Boom is also gearing up to begin assembly of its XB-1 “Baby Boom” supersonic demonstrator, a one-third-scale proof-of-concept vehicle that will pave the way for the airliner. The small delta aircraft, due to fly subsonic in late 2018 and supersonically in 2019, is powered by three General Electric J85-21 engines. Recently completed test work in the buildup to assembly includes completion of structural tests on a composite wing spar at temperatures and loads representative of the Mach 2.2 design cruise condition.
The evaluation was conducted in a specially developed hydraulic test rig in which the spar was subjected to load while being heated in an oven that enclosed the rig. Temperatures inside the test apparatus reached 300F, “which is well above the heat soak operational temperature,” says Scholl. Netherlands-based TenCate Advanced Composites, which provides high-temperature-resistant materials to SpaceX for the Falcon 9 rocket among other programs, is supplying an epoxy-based material system for cooler airframe parts and a higher-temperature-resistant material to handle the hotter stagnation temperatures at the leading edges and nose. On a standard day, the temperature of the latter is forecast to be about 307F.
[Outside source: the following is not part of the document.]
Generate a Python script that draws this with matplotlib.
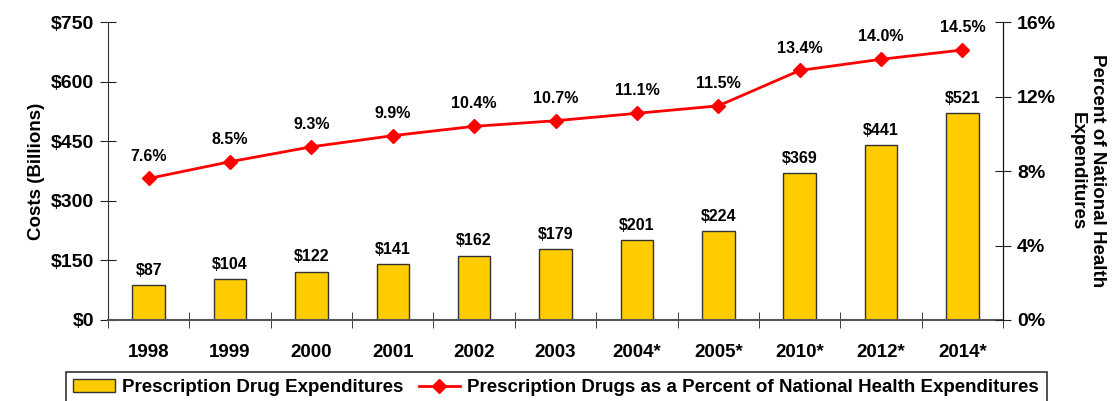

The airframe will be primarily carbon/epoxy, with intermediate-modulus carbon fibers. Some high-modulus fibers are expected to be used on the wing spar caps, while bismaleimide prepreg will likely be used for the high-temperature leading edges and ribs. “The basic structure is pretty straightforward and we will be using fuel as a heat sink, so the environmental control system will dump the cabin heat into the fuel,” says Scholl.